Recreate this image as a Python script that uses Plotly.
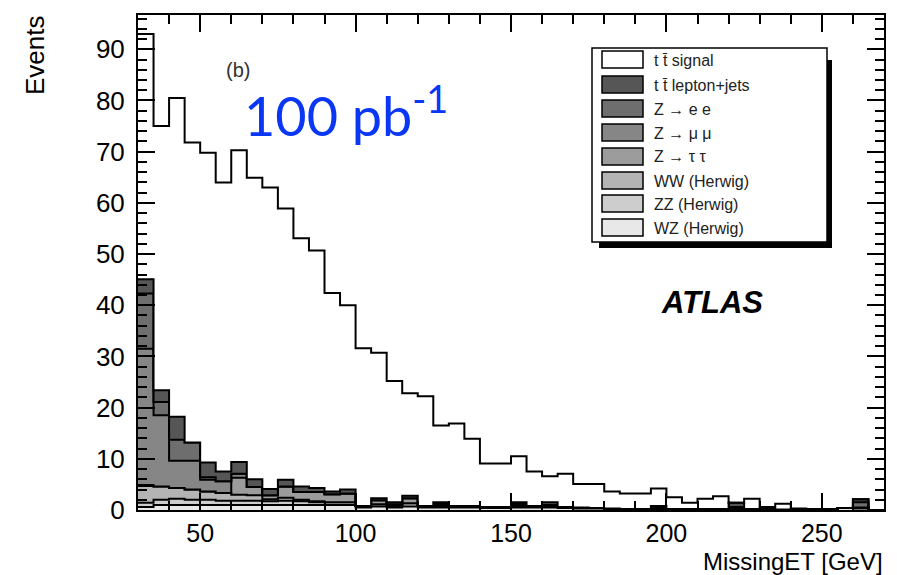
import numpy as np
import plotly.graph_objects as go

# Histogram binning (MissingET, 5 GeV bins from 30 to 270 GeV)
bin_edges = list(range(30, 275, 5))

# Stacked contributions per bin (events)
signal = [47.9, 51.6, 62.3, 58.6, 60.5, 56.5, 60.9, 58.9, 58.9, 53.0,
          48.5, 46.4, 38.8, 36.0, 30.8, 28.4, 23.7, 20.0, 21.4, 15.0,
          16.1, 13.1, 8.5, 8.5, 9.0, 6.7, 5.1, 6.5, 4.6, 4.7,
          3.3, 3.0, 3.0, 3.4, 2.3, 1.2, 2.0, 2.5, 0.0, 2.0,
          0.3, 1.1, 0.1, 0.0, 0.0, 0.0, 0.0, 0.0]
tt_ljets = [2.8, 2.3, 4.5, 0.0, 2.9, 1.9, 2.3, 1.5, 1.2, 1.3,
            1.1, 0.8, 0.5, 0.8, 0.0, 0.4, 0.4, 0.5, 0.0, 0.3,
            0.0, 0.0, 0.0, 0.0, 0.3, 0.0, 0.5, 0.0, 0.0, 0.0,
            0.0, 0.0, 0.0, 0.0, 0.0, 0.0, 0.0, 0.0, 0.8, 0.0,
            0.0, 0.0, 0.0, 0.0, 0.0, 0.0, 0.6, 0.0]
z_ee = [10.8, 2.6, 4.1, 3.6, 0.5, 0.0, 0.0, 0.0, 0.0, 0.0,
        0.0, 0.0, 0.0, 0.0, 0.0, 0.0, 0.0, 0.0, 0.0, 0.0,
        0.0, 0.0, 0.0, 0.0, 0.0, 0.0, 0.3, 0.0, 0.0, 0.0,
        0.0, 0.0, 0.0, 0.0, 0.0, 0.0, 0.0, 0.0, 0.3, 0.0,
        0.0, 0.0, 0.0, 0.0, 0.0, 0.0, 1.0, 0.0]
z_mumu = [26.6, 13.9, 5.3, 5.6, 2.3, 2.3, 0.8, 0.0, 0.0, 0.0,
          0.0, 0.0, 0.0, 0.0, 0.0, 0.0, 0.0, 0.0, 0.0, 0.0,
          0.0, 0.0, 0.0, 0.0, 0.0, 0.0, 0.0, 0.0, 0.0, 0.0,
          0.0, 0.0, 0.0, 0.0, 0.0, 0.0, 0.0, 0.0, 0.0, 0.0,
          0.0, 0.0, 0.0, 0.0, 0.0, 0.0, 0.0, 0.0]
z_tautau = [0.2, 0.0, 0.0, 0.0, 0.0, 0.0, 3.3, 1.6, 0.8, 2.2,
            1.5, 1.8, 1.6, 1.7, 0.0, 0.8, 0.3, 1.0, 0.0, 0.4,
            0.0, 0.0, 0.0, 0.0, 0.4, 0.0, 0.0, 0.0, 0.0, 0.0,
            0.0, 0.0, 0.0, 0.4, 0.0, 0.0, 0.0, 0.0, 0.0, 0.0,
            0.0, 0.0, 0.0, 0.0, 0.0, 0.0, 0.0, 0.0]
ww = [3.3, 2.6, 2.1, 2.0, 1.6, 1.5, 1.2, 1.1, 0.4, 0.6,
      0.3, 0.2, 0.0, 0.0, 0.0, 0.0, 0.0, 0.0, 0.0, 0.0,
      0.0, 0.0, 0.0, 0.0, 0.0, 0.0, 0.0, 0.0, 0.0, 0.0,
      0.0, 0.0, 0.0, 0.0, 0.0, 0.0, 0.0, 0.0, 0.0, 0.0,
      0.0, 0.0, 0.0, 0.0, 0.0, 0.0, 0.0, 0.0]
zz = [0.8, 1.0, 1.2, 1.0, 1.0, 0.8, 0.8, 0.8, 0.7, 0.8,
      0.7, 0.5, 0.5, 0.5, 0.3, 0.4, 0.3, 0.6, 0.3, 0.3,
      0.3, 0.3, 0.2, 0.2, 0.3, 0.3, 0.2, 0.2, 0.2, 0.1,
      0.1, 0.1, 0.1, 0.2, 0.1, 0.1, 0.0, 0.0, 0.0, 0.0,
      0.1, 0.0, 0.0, 0.0, 0.1, 0.0, 0.2, 0.0]
wz = [0.6, 1.0, 1.0, 1.0, 1.0, 1.0, 1.0, 1.0, 1.0, 1.0,
      1.0, 1.0, 1.0, 1.0, 0.5, 0.7, 0.5, 0.7, 0.5, 0.5,
      0.5, 0.5, 0.4, 0.4, 0.5, 0.5, 0.5, 0.4, 0.3, 0.3,
      0.2, 0.1, 0.1, 0.2, 0.1, 0.1, 0.2, 0.2, 0.3, 0.2,
      0.2, 0.1, 0.2, 0.1, 0.1, 0.4, 0.3, 0.0]

legend_labels = ["t t\u0304 signal", "t t\u0304 lepton+jets", "Z \u2192 e e", "Z \u2192 \u03bc \u03bc",
                 "Z \u2192 \u03c4 \u03c4", "WW (Herwig)", "ZZ (Herwig)", "WZ (Herwig)"]
legend_colors = ["#ffffff", "#565656", "#6e6e6e", "#868686", "#9c9c9c", "#b4b4b4", "#cdcdcd", "#e8e8e8"]
series = [signal, tt_ljets, z_ee, z_mumu, z_tautau, ww, zz, wz]

x_ticks = [50, 100, 150, 200, 250]
X_RANGE = [30, 270]
Y_RANGE = [0, 96.7]

W, H = 897, 575
L, R, T, B = 138, 884, 15, 510

def px(xp):
    return (xp - L) / (R - L)

def py(yp):
    return (B - yp) / (B - T)

fig = go.Figure()

# Stack from bottom (last in legend) to top (first in legend)
cum = np.zeros(len(signal))
for k, idx in enumerate(reversed(range(len(series)))):
    vals = np.array(series[idx], dtype=float)
    cum = cum + vals
    yv = list(cum) + [cum[-1]]
    fig.add_trace(go.Scatter(
        x=bin_edges, y=yv, mode="lines",
        line=dict(shape="hv", color="black", width=2),
        fill="tozeroy" if k == 0 else "tonexty",
        fillcolor=legend_colors[idx],
        name=legend_labels[idx], showlegend=False, hoverinfo="skip"))

font_family = "Liberation Sans, Arial, sans-serif"
axis_common = dict(
    showline=True, linewidth=2, linecolor="black", mirror="ticks",
    ticks="inside", ticklen=17, tickwidth=1.5, tickcolor="black",
    showgrid=False, zeroline=False,
)
fig.update_xaxes(range=X_RANGE, tickvals=x_ticks, ticklabelstandoff=0,
                 tickfont=dict(family=font_family, size=25, color="black"),
                 minor=dict(ticks="inside", dtick=10, tick0=0, ticklen=9,
                            tickwidth=1.5, tickcolor="black", showgrid=False),
                 **axis_common)
fig.update_yaxes(range=Y_RANGE, dtick=10, tick0=0, ticklabelstandoff=6,
                 tickfont=dict(family=font_family, size=26, color="black"),
                 minor=dict(ticks="inside", dtick=2, tick0=0, ticklen=9,
                            tickwidth=1.5, tickcolor="black", showgrid=False),
                 **axis_common)

shapes = []
annotations = []

# Legend box with shadow
shapes.append(dict(type="rect", xref="paper", yref="paper",
                   x0=px(599), x1=px(832), y0=py(60), y1=py(248),
                   fillcolor="black", line=dict(width=0)))
shapes.append(dict(type="rect", xref="paper", yref="paper",
                   x0=px(592), x1=px(827), y0=py(48), y1=py(242),
                   fillcolor="white", line=dict(color="black", width=1.5)))
row_y = [60, 85, 109, 133, 157, 181, 204, 228]
for i, lab in enumerate(legend_labels):
    yc = row_y[i]
    shapes.append(dict(type="rect", xref="paper", yref="paper",
                       x0=px(602), x1=px(643), y0=py(yc - 9), y1=py(yc + 8),
                       fillcolor=legend_colors[i], line=dict(color="black", width=1.5)))
    annotations.append(dict(xref="paper", yref="paper", x=px(652), y=py(yc),
                            xanchor="left", yanchor="middle", showarrow=False,
                            text=lab, font=dict(family=font_family, size=16, color="#222")))

annotations += [
    dict(xref="paper", yref="paper", x=px(35), y=py(55), text="Events",
         textangle=-90, showarrow=False, xanchor="center", yanchor="middle",
         font=dict(family=font_family, size=26, color="black")),
    dict(xref="paper", yref="paper", x=px(885), y=py(561), text="MissingET [GeV]",
         showarrow=False, xanchor="right", yanchor="middle",
         font=dict(family=font_family, size=24, color="black")),
    dict(xref="paper", yref="paper", x=px(238), y=py(70), text="(b)",
         showarrow=False, xanchor="center", yanchor="middle",
         font=dict(family=font_family, size=20, color="#333")),
    dict(xref="paper", yref="paper", x=px(242), y=py(112), text="100 pb<sup>-1</sup>",
         showarrow=False, xanchor="left", yanchor="middle",
         font=dict(family="Lato, Liberation Sans, sans-serif", size=54, color="#0a37f5")),
    dict(xref="paper", yref="paper", x=px(712), y=py(302), text="<b><i>ATLAS</i></b>",
         showarrow=False, xanchor="center", yanchor="middle",
         font=dict(family=font_family, size=31, color="black")),
]

fig.update_layout(
    width=W, height=H,
    margin=dict(l=L, r=W - R, t=T, b=H - B),
    paper_bgcolor="white", plot_bgcolor="white",
    shapes=shapes, annotations=annotations, showlegend=False,
)

fig.write_html("out.html")
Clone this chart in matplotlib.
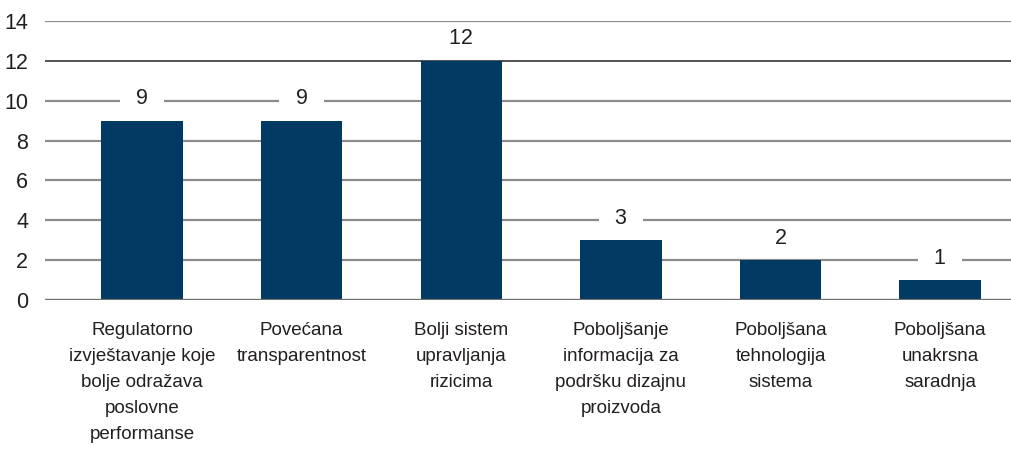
import matplotlib
matplotlib.use('Agg')
import matplotlib.pyplot as plt

plt.rcParams['font.family'] = ['Liberation Sans', 'DejaVu Sans']

categories = [
    'Regulatorno\nizvještavanje koje\nbolje odražava\nposlovne\nperformanse',
    'Povećana\ntransparentnost',
    'Bolji sistem\nupravljanja\nrizicima',
    'Poboljšanje\ninformacija za\npodršku dizajnu\nproizvoda',
    'Poboljšana\ntehnologija\nsistema',
    'Poboljšana\nunakrsna\nsaradnja',
]
values = [9, 9, 12, 3, 2, 1]
yticks = [0, 2, 4, 6, 8, 10, 12, 14]

bar_color = '#003a63'
text_color = '#231f20'

fig = plt.figure(figsize=(10.12, 4.58), dpi=100)
ax = fig.add_axes([0.0445, 0.345, 0.9555, 0.609])

x = list(range(len(categories)))
ax.bar(x, values, width=0.51, color=bar_color, zorder=3)

# value labels sit one step above each bar, masking the gridline behind them
for i, v in enumerate(values):
    ax.text(i, v + 1.1, f'  {v}  ', ha='center', va='center', fontsize=15.5,
            color=text_color, zorder=2,
            bbox=dict(boxstyle='square,pad=0.2', fc='white', ec='none'))

for t in yticks:
    if t == 12:
        ax.axhline(t, color='#222222', linewidth=1.1, zorder=1)
    else:
        ax.axhline(t, color='#8c8c8c', linewidth=1.6, zorder=1)
ax.axhline(0, color='#707070', linewidth=1.6, zorder=4)

ax.set_xlim(-0.608, 5.45)
ax.set_ylim(0, 14)
ax.set_yticks(yticks)
ax.set_xticks(x)
ax.set_xticklabels(categories, fontsize=13.5, color=text_color, linespacing=1.68)
ax.tick_params(axis='y', length=0, pad=12, labelsize=15.5, labelcolor=text_color)
ax.tick_params(axis='x', length=0, pad=16)
for s in ax.spines.values():
    s.set_visible(False)

fig.savefig('out.png', dpi=100)
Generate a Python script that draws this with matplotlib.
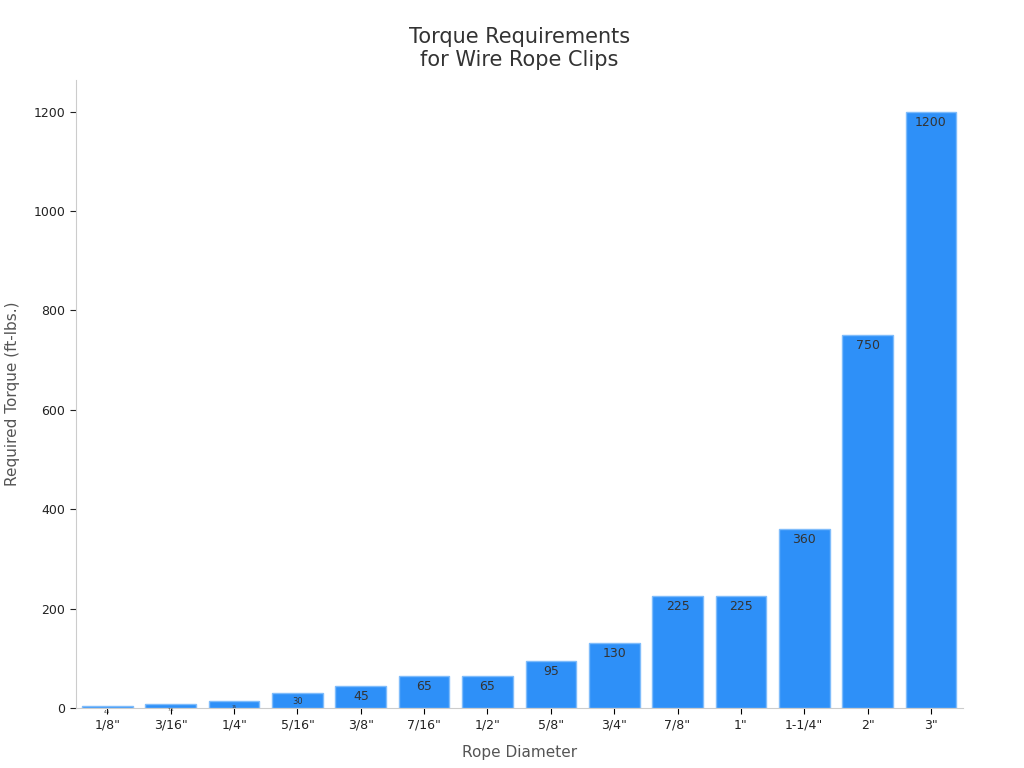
import matplotlib.pyplot as plt

diameters = ['1/8"', '3/16"', '1/4"', '5/16"', '3/8"', '7/16"', '1/2"',
             '5/8"', '3/4"', '7/8"', '1"', '1-1/4"', '2"', '3"']
torque = [4.5, 7.5, 15, 30, 45, 65, 65, 95, 130, 225, 225, 360, 750, 1200]

fig, ax = plt.subplots(figsize=(10.24, 7.68), dpi=100)
fig.subplots_adjust(left=0.074, right=0.94, top=0.896, bottom=0.078)

x = range(len(diameters))
bars = ax.bar(x, torque, width=0.8, color='#2e90f8', edgecolor='#7fbcfb', linewidth=1)

for xi, v in zip(x, torque):
    if v >= 40:
        fs = 9
    elif v >= 25:
        fs = 6
    else:
        fs = 3
    ax.text(xi, v - 8, f'{v:g}', ha='center', va='top', fontsize=fs, color='#333333')

ax.set_xticks(list(x))
ax.set_xticklabels(diameters, fontsize=9, color='#222222')
ax.set_xlim(-0.5, len(diameters) - 0.5)
ax.set_ylim(0, 1264)
ax.set_yticks([0, 200, 400, 600, 800, 1000, 1200])
ax.tick_params(axis='y', labelsize=9, colors='#222222', length=4)
ax.tick_params(axis='x', length=4)
for s in ['top', 'right']:
    ax.spines[s].set_visible(False)
for s in ['left', 'bottom']:
    ax.spines[s].set_color('#cccccc')

ax.set_xlabel('Rope Diameter', fontsize=11, color='#555555', labelpad=10)
ax.set_ylabel('Required Torque (ft-lbs.)', fontsize=11, color='#555555', labelpad=10)
ax.set_title('Torque Requirements\nfor Wire Rope Clips', fontsize=15, color='#333333', pad=10)

fig.savefig('out.png', dpi=100)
-*-
## What is being asked
Repeat the lines exactly as they stand, from the opening line of the data through the line with "bin_edges = list(range(30, 275, 5))". Pictures stay out of the copy.

## Complete response
Recreate this image as a Python script that uses Plotly.
import numpy as np
import plotly.graph_objects as go

# Histogram binning (MissingET, 5 GeV bins from 30 to 270 GeV)
bin_edges = list(range(30, 275, 5))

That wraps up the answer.